Although Maersk Oil has been sold, the Board of Directors has decided not to pursue a separation solution for Maersk Supply Service.
Subject to the current risk of further restrictions on global trade and other external factors impacting freight rates, bunker prices and foreign exchange rates, A.P. Moller – Maersk reiterated its guidance of an EBITDA of around $5 billion.
The US-China Trade Standoff Impact
The trade standoff between U.S. and China looks set to curtail growth in trans-Pacific seaborne transport this year if no settlement is reached. Higher tariffs the U.S. imposed last year triggered an increase in volumes as companies pulled forward purchases and shipments to get ahead of potential new levies. The higher levies the Trump administration has moved to impose this summer include tariffs on more consumer products that are the backbone of container shipping, including finished electronics, furniture and other retail goods.
Shipping industry measures show freight rates, which peaked at the end of last year driven by cargo owners front-loading cargo to avoid tariffs, have been slipping this spring amid declining volumes.
Tariff, The Biggest Risk
“The tariffs are the biggest negative risk that can seriously hit volumes and earnings,” said Jonathan Roach, a container shipping analyst at London-based Braemar ACM. “The optimism we had just a few weeks ago when we thought a trade deal would be signed has evaporated. There is a lot of uncertainty out there.”
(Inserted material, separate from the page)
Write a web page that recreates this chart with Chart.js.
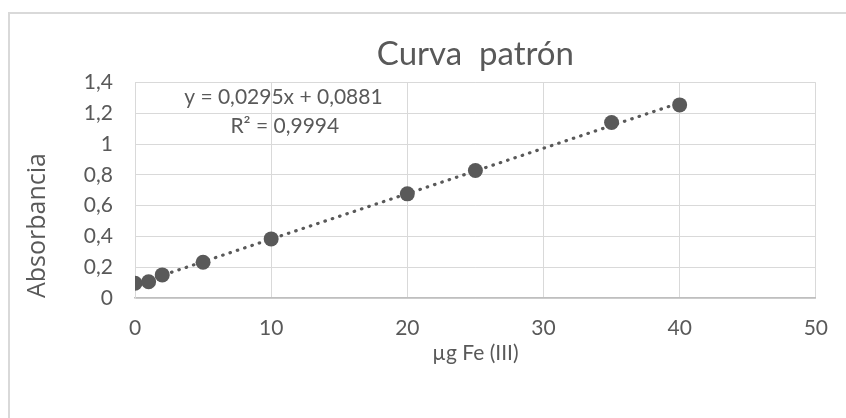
<!DOCTYPE html>
<html>
<head>
<meta charset="utf-8">
<script src="https://cdn.jsdelivr.net/npm/chart.js@4"></script>
<style>
  html, body { margin: 0; padding: 0; background: #fff; overflow: hidden; }
  #wrap { position: relative; width: 846px; height: 418px; }
  #frame { position: absolute; left: 8px; top: 12px; width: 860px; height: 420px; border: 2px solid #d9d9d9; box-sizing: border-box; }
  #curve { position: absolute; left: 0; top: 0; }
</style>
</head>
<body>
<div id="wrap">
  <div id="frame"></div>
  <canvas id="curve" width="846" height="418"></canvas>
</div>
<script>
// calibration points
let ugFe = [0, 1, 2, 5, 10, 20, 25, 35, 40]
let absorbancia = [0.096, 0.106, 0.15, 0.232, 0.384, 0.677, 0.829, 1.141, 1.255]

// linear trendline (y = 0,0295x + 0,0881) endpoints
let trendX = [0, 40]
let trendY = [0.0881, 1.2681]

let ecuacion = ['y = 0,0295x + 0,0881', 'R² = 0,9994']

let gris = '#595959'

let puntos = ugFe.map((x, i) => ({x: x, y: absorbancia[i]}))
let tendencia = trendX.map((x, i) => ({x: x, y: trendY[i]}))

// draws the trendline equation like the spreadsheet label
let etiqueta = {
  id: 'etiqueta',
  afterDatasetsDraw(chart) {
    let ctx = chart.ctx
    let xs = chart.scales.x
    let ys = chart.scales.y
    ctx.save()
    ctx.font = '21px Lato'
    ctx.fillStyle = gris
    ctx.textAlign = 'center'
    ctx.textBaseline = 'middle'
    ctx.fillText(ecuacion[0], xs.getPixelForValue(10.9), ys.getPixelForValue(1.306))
    ctx.fillText(ecuacion[1], xs.getPixelForValue(11), ys.getPixelForValue(1.115))
    ctx.restore()
  }
}

let curveChart = document.getElementById('curve').getContext('2d')
let curve = new Chart(curveChart, {
  type: 'scatter',
  data: {
    datasets: [{
      label: 'Curva patrón',
      data: puntos,
      backgroundColor: gris,
      borderColor: gris,
      pointRadius: 7.5,
      pointBorderWidth: 0,
      pointHoverRadius: 7.5,
      order: 1
    }, {
      type: 'line',
      label: 'Tendencia',
      data: tendencia,
      borderColor: gris,
      borderWidth: 3.2,
      borderDash: [0.5, 7.2],
      borderCapStyle: 'round',
      pointRadius: 0,
      fill: false,
      order: 2
    }]
  },
  options: {
    responsive: false,
    animation: false,
    events: [],
    layout: { padding: { left: 10, right: 30, top: 0, bottom: 40 } },
    plugins: {
      legend: { display: false },
      tooltip: { enabled: false },
      title: {
        display: true,
        text: 'Curva  patrón',
        color: gris,
        fullSize: false,
        font: { family: 'Lato', size: 33, weight: 'normal' },
        padding: { top: 35, bottom: 8 }
      }
    },
    scales: {
      x: {
        type: 'linear',
        min: 0,
        max: 50,
        ticks: { stepSize: 10, color: gris, padding: 18, font: { family: 'Lato', size: 21 } },
        grid: { color: '#d9d9d9', drawTicks: false },
        border: { color: '#bfbfbf', width: 1.5 },
        title: {
          display: true,
          text: 'µg Fe (III)',
          color: gris,
          font: { family: 'Lato', size: 21 },
          padding: { top: 0, bottom: 12 }
        },
        afterFit(scale) { scale.height = 80 }
      },
      y: {
        min: 0,
        max: 1.4,
        ticks: {
          stepSize: 0.2,
          color: gris,
          padding: 22,
          font: { family: 'Lato', size: 21 },
          callback: v => String(Math.round(v * 10) / 10).replace('.', ',')
        },
        grid: { color: '#d9d9d9', drawTicks: false },
        border: { color: '#d9d9d9' },
        title: {
          display: true,
          text: 'Absorbancia',
          align: 'start',
          color: gris,
          font: { family: 'Open Sans', size: 25 },
          padding: { top: 13, bottom: 0 }
        },
        afterFit(scale) { scale.width = 125 }
      }
    }
  },
  plugins: [etiqueta]
})
</script>
</body>
</html>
- Maritime data provider Alphaliner this week cut its container volume growth estimate for this year to 2.5% from 3.6%.
- Chinese shipping executives say they have withdrawn box capacity in the trans-Pacific route since the first round of tariffs were introduced last summer.
- Cosco Shipping, the world’s third-biggest box-ship operator, has removed 10% of its carrying capacity on the route since the end of last.
- U.S. container imports into the West Coast fell 0.5% in the first quarter from a year ago, according to Bimco, a shipping industry group, and exports from those ports most exposed to trans-Pacific trade fell 18% in the same period.